Jonathan Levin: We’ve generally said that it’s ratable over a few year period of time. There could be some that’s a little bit longer, but that’s generally the guidance that we’ve given on that front.
Adam Beatty: Okay, sounds good. Thanks very much.
Operator: And our next question comes from Michael Cyprys with Morgan Stanley.
Michael Cyprys: Hey, good morning. And thanks for taking the question. I was hoping to dig into the absolute return business in terms of the fundraising outlook there. So I was just hoping you could comment on what you’re seeing in the marketplace in terms of LP appetite for absolute return strategies, particularly in light of the strong outperformance versus broad benchmarks last year in that strategy. What do you expect in terms of gross sales into ’23? Are there any particular strategies where you’re seeing more demand versus less demand? And any sort of expectation around redemption trends as well? Thank you.
Michael Sacks: Thank you, Mike. I think that the demand there is and the demand for specific strategies is mixed. So you’ll see people that have an interest in credit-oriented strategies. Commodities had a great year and last year you’re seeing people talk about whether they want to shift capital towards those strategies, you – there’s sort of – that space is so diversified in terms of the number of strategies that take place underneath and the ability to have funds and separate accounts that focus on different strategy sets and have different make ups that there’s always a level of demand. We have said for a long time that we think we’re not – we don’t think you’re in a strong net inflow environment. We think that the asset class is kind of growing through compounding, but not through incremental allocations to the asset class.

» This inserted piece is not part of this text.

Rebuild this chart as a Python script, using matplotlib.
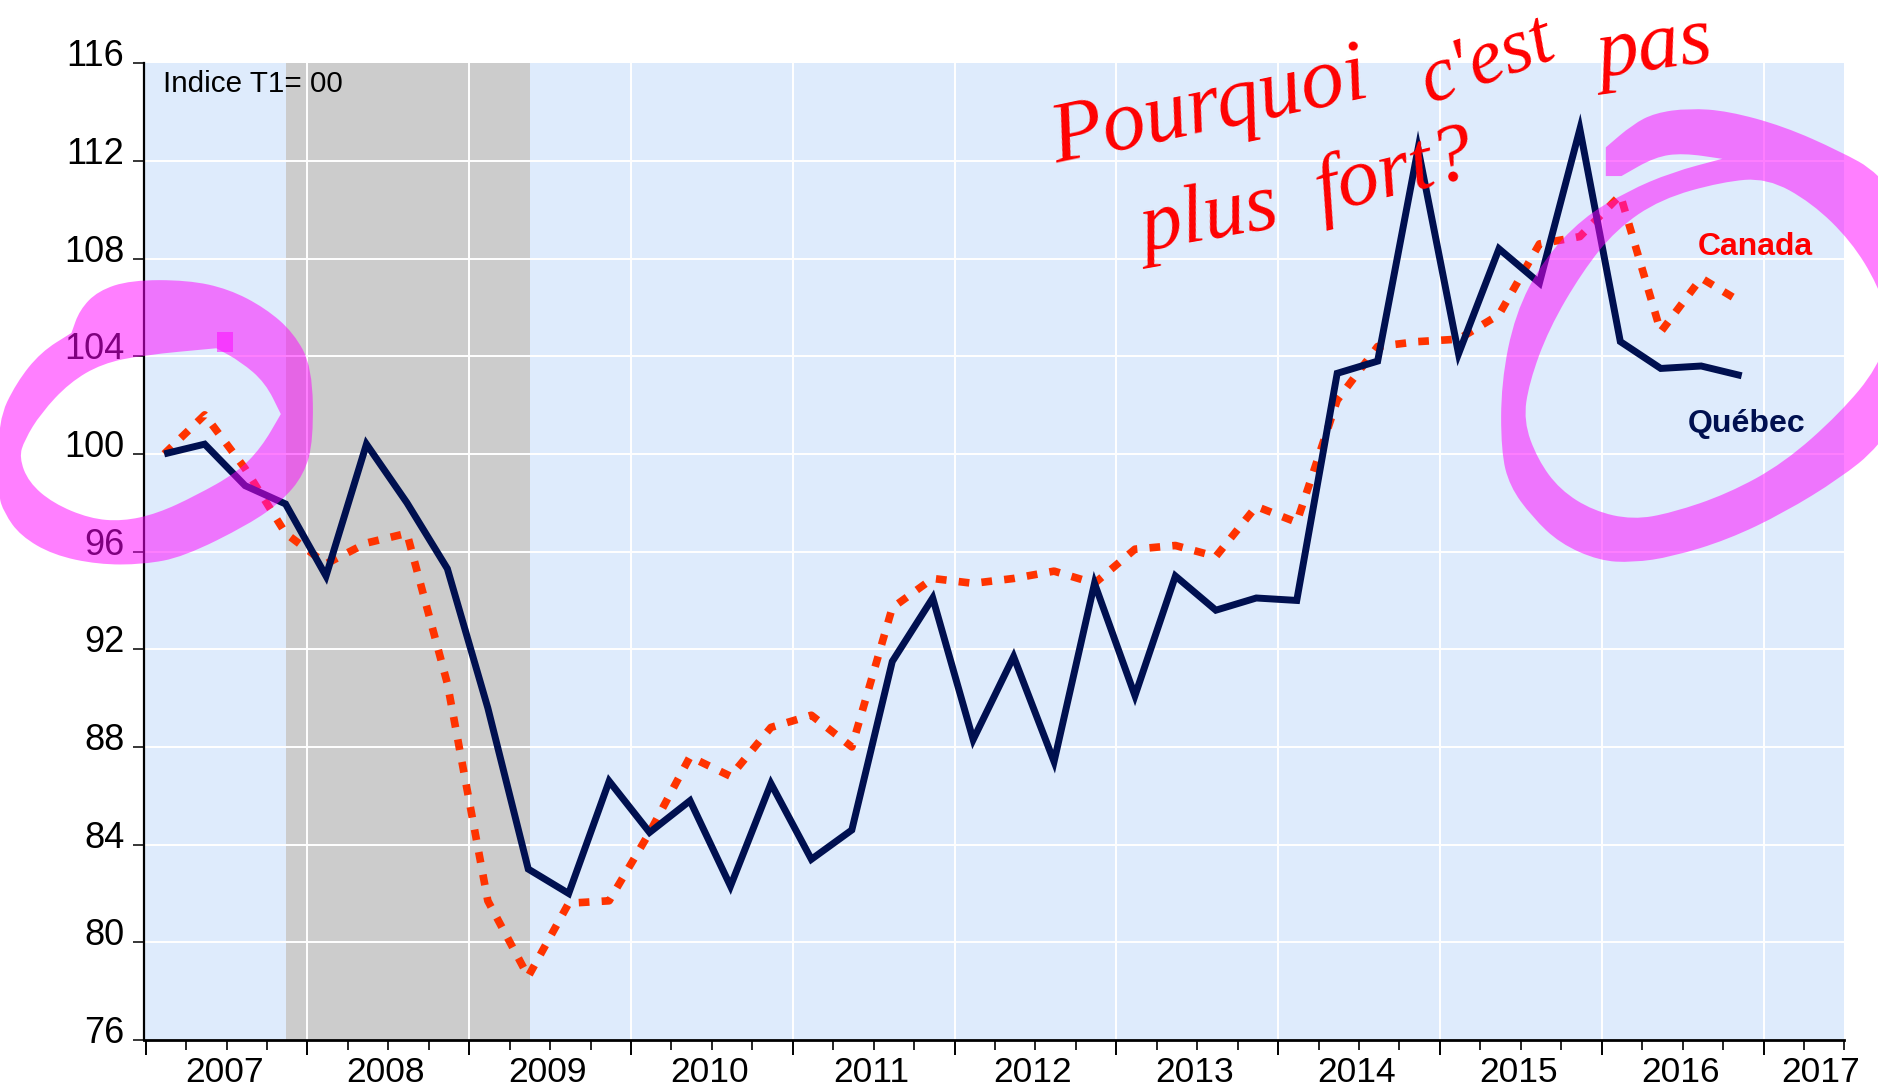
import numpy as np
import matplotlib
matplotlib.use('Agg')
import matplotlib.pyplot as plt
from matplotlib.path import Path
from matplotlib.patches import PathPatch, Rectangle
from matplotlib.transforms import ScaledTranslation

plt.rcParams['font.family'] = ['Liberation Sans', 'DejaVu Sans']

W, H = 1878, 1090

quebec = [100, 100.4, 98.7, 97.95, 95, 100.4, 98, 95.3, 89.6, 83,
          82, 86.6, 84.5, 85.8, 82.3, 86.5, 83.4, 84.6, 91.5, 94.1,
          88.3, 91.7, 87.4, 94.7, 90.1, 95, 93.6, 94.1, 94, 103.3,
          103.8, 112.5, 104.1, 108.4, 107, 113.3, 104.6, 103.5, 103.6, 103.2]
canada = [100, 101.6, 99.4, 96.75, 95.5, 96.35, 96.75, 90.6, 81.7, 78.6,
          81.6, 81.7, 84.5, 87.6, 86.8, 88.8, 89.3, 88, 93.7, 94.9,
          94.7, 94.9, 95.2, 94.7, 96.1, 96.25, 95.8, 97.85, 97.2, 102.2,
          104.4, 104.6, 104.7, 105.7, 108.6, 108.9, 110.6, 105, 107.2, 106.2]
quarters = [2007.115 + 0.25 * i for i in range(len(quebec))]
years = list(range(2007, 2018))
yticks = list(range(76, 117, 4))
recession = (2007.865, 2009.375)

# pink marker strokes, pixels read from the zoomed crops
# a repeated point keeps a sharp corner in the rounded outline
left_outer = [(175, 870), (175, 870), (195, 810), (240, 760), (320, 732), (460, 732), (560, 755), (650, 805),
              (720, 870), (765, 960), (768, 1150), (745, 1240), (690, 1310), (610, 1370), (450, 1455),
              (350, 1475), (240, 1475), (130, 1450), (50, 1400), (10, 1340), (-5, 1290), (-5, 1100),
              (40, 1000), (100, 920), (175, 870)]
left_inner = [(530, 910), (530, 910), (350, 928), (250, 950), (170, 1000), (100, 1080), (60, 1150), (47, 1195),
              (70, 1260), (130, 1315), (220, 1355), (300, 1362), (385, 1342), (480, 1295), (580, 1235),
              (640, 1170), (688, 1082), (688, 1082), (650, 1000), (590, 945), (530, 910)]
right_outer = [(1082, 385), (1082, 385), (1130, 325), (1170, 295), (1230, 283), (1300, 290), (1400, 330), (1500, 395),
               (1568, 450), (1650, 600), (1690, 800), (1650, 1000), (1568, 1170), (1500, 1250), (1400, 1340),
               (1300, 1410), (1200, 1455), (1130, 1470), (1070, 1465), (1000, 1420), (950, 1350), (910, 1270),
               (895, 1180), (895, 1000), (920, 820), (970, 680), (1040, 570), (1120, 500), (1200, 450),
               (1290, 415), (1290, 415), (1220, 400), (1170, 410), (1110, 460), (1110, 460), (1082, 460), (1082, 460),
               (1082, 385)]
right_inner = [(1370, 465), (1290, 475), (1180, 520), (1100, 600), (1040, 710), (980, 860), (945, 1000),
               (935, 1100), (960, 1200), (1000, 1280), (1060, 1335), (1130, 1358), (1200, 1340), (1300, 1290),
               (1400, 1210), (1500, 1080), (1568, 960), (1590, 850), (1568, 745), (1520, 630), (1450, 530),
               (1370, 465)]


def fig_xy(px, py):
    return px / W, 1 - py / H


# rounded loop: vertices become control points, midpoints lie on the curve
def loop(points):
    pts = [np.array(p, float) for p in points[:-1]]
    n = len(pts)
    verts = [(pts[-1] + pts[0]) / 2]
    codes = [Path.MOVETO]
    for i in range(n):
        verts += [pts[i], (pts[i] + pts[(i + 1) % n]) / 2]
        codes += [Path.CURVE3, Path.CURVE3]
    return verts, codes


def ring(outer, inner, sx, sy, ox=0):
    v1, c1 = loop(outer)
    v2, c2 = loop(inner)
    pts = [fig_xy(x / sx + ox, y / sy) for x, y in v1 + v2]
    return Path(pts, c1 + c2)


fig = plt.figure(figsize=(W / 100, H / 100), dpi=100)
ax = fig.add_axes([144 / W, 1 - 1040 / H, (1844.4 - 144) / W, (1040 - 63.2) / H])
ax.set_facecolor('#DEEBFC')
ax.set_xlim(2006.99, 2017.5)
ax.set_ylim(76, 116)

ax.axvspan(recession[0], recession[1], color='#CCCCCC', lw=0, zorder=1)
for x in years[1:]:
    ax.axvline(x, color='white', lw=1.4, zorder=2)
for y in yticks[1:-1]:
    ax.axhline(y, color='white', lw=1.4, zorder=2)

ax.plot(quarters, canada, color='#FF3300', lw=5.5, linestyle=(0, (1.4, 1.6)), dash_capstyle='butt', zorder=3)
ax.plot(quarters, quebec, color='#001050', lw=5, solid_joinstyle='miter', solid_capstyle='butt', zorder=4)

for s in ['top', 'right']:
    ax.spines[s].set_visible(False)
ax.spines['left'].set_linewidth(1.6)
ax.spines['bottom'].set_linewidth(2)

ax.set_yticks(yticks)
ax.tick_params(axis='y', length=8, width=1.1, labelsize=26, pad=7)
offset = ScaledTranslation(0.8 / 72, 7.5 / 72, fig.dpi_scale_trans)
for lab in ax.get_yticklabels():
    lab.set_transform(lab.get_transform() + offset)

ax.set_xticks(years)
ax.set_xticklabels([])
ax.set_xticks([y + q for y in years[:-1] for q in (0.25, 0.5, 0.75)] + [2017.25, 2017.5], minor=True)
ax.tick_params(axis='x', which='major', length=11, width=1.4)
ax.tick_params(axis='x', which='minor', length=7, width=1.2)
for y in years:
    xpos = y + 0.485 if y < 2017 else y + 0.355
    ax.text(xpos, -0.0435, str(y), transform=ax.get_xaxis_transform(), ha='center', va='baseline', fontsize=25.5)

ax.text(2007.11, 115.15, 'Indice T1= 00', fontsize=21.3, ha='left', va='center', color='black', zorder=5)
ax.text(2016.95, 108.48, 'Canada', fontsize=23, fontweight='bold', color='#FF0000', ha='center', va='center', zorder=5)
ax.text(2016.895, 101.22, 'Québec', fontsize=23, fontweight='bold', color='#001050', ha='center', va='center', zorder=5)

# marker on top of everything, tick labels included
for path in (ring(left_outer, left_inner, 2.45, 2.613),
             ring(right_outer, right_inner, 1.786, 2.613, ox=1000)):
    fig.add_artist(PathPatch(path, facecolor='#FF00FF', edgecolor='none', alpha=0.5,
                             transform=fig.transFigure, zorder=10))
x0, y0 = fig_xy(217, 352)
fig.add_artist(Rectangle((x0, y0), 16 / W, 20 / H, facecolor='#FF00FF', edgecolor='none', alpha=0.5,
                         transform=fig.transFigure, zorder=10))

# handwritten note
note = [('Pourquoi', 1210, 110, 62, 12), ("c'est", 1487, 62, 56, 20), ('pas', 1655, 50, 60, 8),
        ('plus', 1210, 220, 60, 10), ('fort?', 1395, 175, 60, 14)]
for word, px, py, size, rot in note:
    fx, fy = fig_xy(px, py)
    fig.text(fx, fy, word, family=['Liberation Serif'], style='italic', fontsize=size, color='#FF0000',
             rotation=rot, ha='center', va='center', zorder=11)

plt.savefig('out.png', dpi=100)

And I think we believe that continues to be kind of the overarching – the overarching theme there and don’t see any real change in that kind of macro picture for demand for hedge funds. I do think that when you have an environment like we had last year, you – people will tend to use liquid strategies and liquid portfolios for liquidity that may be is obvious that in terms of saying that, but I do think you see people that can take a little money from ARS to fund some things elsewhere in their alts book that they want to keep funding and want to keep doing, but they’re over allocated alts because of the denominator effect. And that’s a place for some liquidity, and we suspect that will abate somewhat this year. And in general, we have in our ARS strategy, which we talk about as kind of one vertical, there are a number of different approaches inside of that, some of which had very good results last year, and we would expect some of those to experience some growth this year, while others could see redemptions.
And – but on a net basis, we’re actually budgeting for some modest redemptions this year, more modest than last year and not seeing a major increase in the balance sheet allocation writ large to hedge funds. That said, Mike, I do want to just mention like we talk a lot about ARS and you know that we feel like our ARS vertical doesn’t necessarily get the respect that it deserves. And in a weird way, the performance of the portfolios last year certainly showed the value of the ARS strategies to clients as compared to traditional strategies. But equally important, I think, from a firm value perspective, you look at kind of what did the assets of the ARS strategies do? And what did the revenues do when you think about that as compared to traditional asset management, which is the comparison we’ve always tried to make that let’s not be focused – so worried about hedge funds and let’s think about it in comparison to traditional asset managers.
And if you look at the revenues last year and what the revenues did last year compared to traditional asset management firms, it was a much better business to be in last year than to be a long-only traditional manager, and we believe that will continue to be the case over time.